→ **DIRECTION**
Pull out all lines from the listing below in which the word "code" appears.

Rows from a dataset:
★ ★ ★ ★ ★
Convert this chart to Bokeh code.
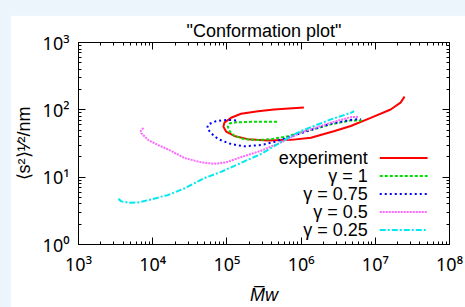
import math
from bokeh.plotting import figure
from bokeh.models import (LogAxis, LogTicker, CustomJSTickFormatter, Label,
                          GlobalInlineStyleSheet)
from bokeh.embed import file_html
from bokeh.resources import INLINE

# ---------------- data ----------------
exp_mw = [1.09e6, 4.31e5, 2.63e5, 1.55e5, 1.14e5, 9.25e4, 8.97e4, 9.75e4, 1.26e5,
          1.91e5, 3.55e5, 7.3e5, 1.355e6, 2.76e6, 4.67e6, 8.67e6, 1.61e7, 2.19e7, 2.48e7]
exp_s = [108.1, 101.0, 95.3, 87.4, 76.3, 64.5, 56.3, 47.6, 41.0,
         36.7, 35.1, 35.8, 38.6, 48.1, 57.5, 75.8, 101.0, 128.0, 157.0]

g100_mw = [4.73e5, 2.11e5, 1.33e5, 1.10e5, 1.03e5, 1.08e5, 1.26e5, 1.72e5, 2.60e5,
           3.93e5, 6.25e5, 9.93e5, 2.52e6, 4.67e6, 6.71e6]
g100_s = [66.7, 66.4, 65.2, 63.0, 56.3, 48.6, 41.0, 36.7, 35.5,
          36.7, 39.9, 46.0, 60.8, 69.7, 69.7]

g075_mw = [1.33e5, 1.01e5, 7.16e4, 5.59e4, 5.42e4, 6.13e4, 7.62e4, 1.14e5, 1.70e5,
           2.88e5, 4.3e5, 9.93e5, 2.52e6, 4.67e6, 6.37e6]
g075_s = [69.7, 70.9, 68.0, 60.8, 53.2, 44.9, 36.7, 31.0, 28.7,
          30.0, 33.2, 45.0, 62.3, 70.9, 73.3]

g050_mw = [7.48e3, 6.92e3, 7.03e3, 8.73e3, 1.19e4, 1.78e4, 2.66e4, 4.5e4, 6.73e4,
           9.75e4, 1.55e5, 2.88e5, 5.35e5, 9.93e5, 2.52e6, 4.67e6, 6.04e6]
g050_s = [54.1, 48.9, 44.9, 35.5, 30.0, 24.5, 19.3, 16.6, 15.8,
          16.6, 19.8, 24.7, 32.8, 46.0, 64.5, 77.9, 78.9]

g025_mw = [3.45e3, 3.78e3, 4.85e3, 6.6e3, 9.57e3, 1.62e4, 2.66e4, 4.94e4, 8.35e4,
           1.55e5, 2.88e5, 4.83e5, 7.3e5, 9.93e5, 2.52e6, 4.67e6, 5.17e6]
g025_s = [4.76, 4.37, 4.16, 4.23, 4.68, 5.45, 6.78, 9.67, 12.0,
          16.3, 22.1, 31.0, 40.6, 48.5, 72.1, 90.4, 95.3]

series_names = ["experiment", "γ = 1", "γ = 0.75", "γ = 0.5", "γ = 0.25"]
series_x = [exp_mw, g100_mw, g075_mw, g050_mw, g025_mw]
series_y = [exp_s, g100_s, g075_s, g050_s, g025_s]

title_text = '"Conformation plot"'
x_label = "M̅w"
y_label = "⟨s²⟩¹⁄²/nm"

# ---------------- styles ----------------
colors = ["#ff0000", "#00dd00", "#0000ff", "#ff66ff", "#00e8f0"]
dashes = ["solid", "3 2", "2 3", "2 1", "6 2 2 2"]
FONT = "Liberation Sans"
TICK_FONT = "Noto Sans"
FS = "18px"

XLO, XHI = 1e3, 1e8
YLO, YHI = 1.0, 1e3

page_css = GlobalInlineStyleSheet(css="html,body{margin:0;padding:0;background:#ebf5fb;overflow:hidden;}")

p = figure(width=455, height=292, x_axis_type="log", y_axis_type="log",
           x_range=(XLO, XHI), y_range=(YLO, YHI),
           output_backend="svg", toolbar_location=None, title=title_text,
           min_border_left=67, min_border_right=16, min_border_top=27,
           min_border_bottom=58, stylesheets=[page_css],
           styles={"margin-left": "10px", "margin-top": "15px"})
p.background_fill_color = "white"
p.border_fill_color = "white"
p.outline_line_color = "black"
p.grid.visible = False

p.title.text_font = FONT
p.title.text_font_size = FS
p.title.text_font_style = "normal"
p.title.align = "center"
p.title.text_color = "black"
p.title.vertical_align = "top"
p.title.standoff = 0

sup_js = """
const sup = {"0":"⁰","1":"¹","2":"²","3":"³","4":"⁴","5":"⁵","6":"⁶","7":"⁷","8":"⁸","9":"⁹","-":"⁻"};
const e = Math.round(Math.log10(tick));
return "10" + String(e).split("").map(c => sup[c]).join("");
"""

def style_axis(ax, show_labels=True):
    ax.ticker = LogTicker(num_minor_ticks=10)
    ax.axis_line_color = "black"
    ax.major_tick_line_color = "black"
    ax.minor_tick_line_color = "black"
    ax.major_tick_in = 7
    ax.major_tick_out = 0
    ax.minor_tick_in = 3
    ax.minor_tick_out = 0
    if show_labels:
        ax.formatter = CustomJSTickFormatter(code=sup_js)
        ax.major_label_text_font = TICK_FONT
        ax.major_label_text_font_size = FS
        ax.major_label_text_color = "black"
        ax.axis_label_text_font = FONT
        ax.axis_label_text_font_size = FS
        ax.axis_label_text_font_style = "normal"
        ax.axis_label_text_color = "black"
    else:
        ax.major_label_text_font_size = "1px"
        ax.major_label_text_alpha = 0
        ax.major_label_standoff = 0

for ax in p.xaxis:
    style_axis(ax)
    ax.major_label_standoff = 7
    ax.axis_label = x_label
    ax.axis_label_text_font_style = "italic"
    ax.axis_label_standoff = 6
for ax in p.yaxis:
    style_axis(ax)
    ax.major_label_standoff = 9
    ax.axis_label = y_label
    ax.axis_label_standoff = 6

top_ax = LogAxis()
style_axis(top_ax, show_labels=False)
p.add_layout(top_ax, "above")
right_ax = LogAxis()
style_axis(right_ax, show_labels=False)
p.add_layout(right_ax, "right")

for xs, ys, c, d in zip(series_x, series_y, colors, dashes):
    p.line(xs, ys, line_color=c, line_width=2, line_dash=d)

# ---------------- legend (gnuplot style: text, then sample) ----------------
def fx(f):
    return 10 ** (math.log10(XLO) + f * (math.log10(XHI) - math.log10(XLO)))

def fy(f):
    return 10 ** (math.log10(YLO) + f * (math.log10(YHI) - math.log10(YLO)))

row0, row_step = 0.4284, 0.0892
for i, (name, c, d) in enumerate(zip(series_names, colors, dashes)):
    yy = fy(row0 - i * row_step)
    p.add_layout(Label(x=fx(0.7796), y=yy, text=name, text_align="right",
                       text_baseline="middle", text_font=FONT,
                       text_font_size=FS, text_color="black"))
    p.line([fx(0.812), fx(0.941)], [yy, yy], line_color=c, line_width=2,
           line_dash=d)

open("out.html", "w").write(file_html(p, INLINE))
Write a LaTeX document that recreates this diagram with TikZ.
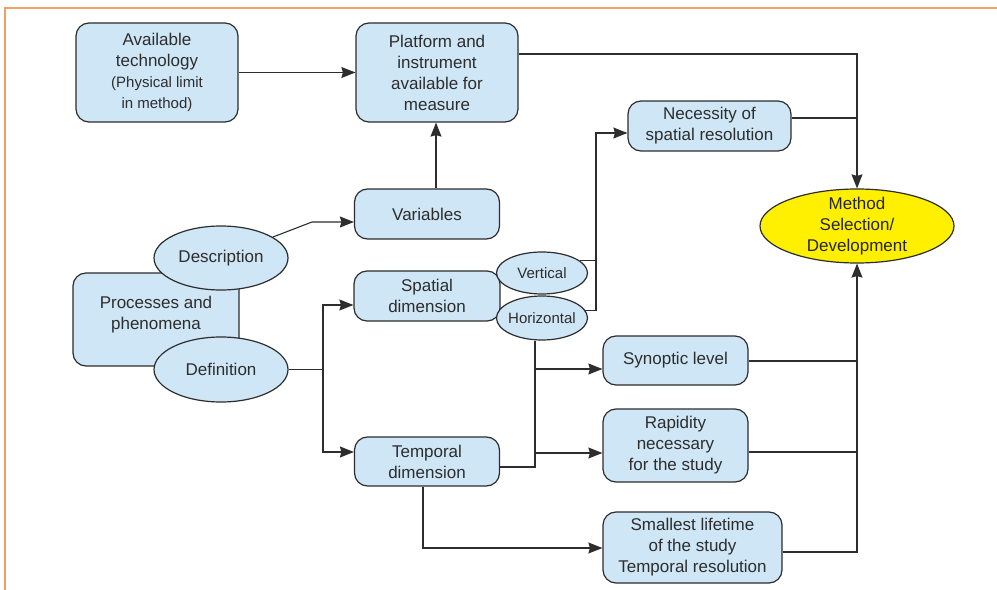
★ ★ ★ ★ ★
→ **PROBLEM SOLUTION**
Convert this chart to Bokeh code.
        ax.formatter = CustomJSTickFormatter(code=sup_js)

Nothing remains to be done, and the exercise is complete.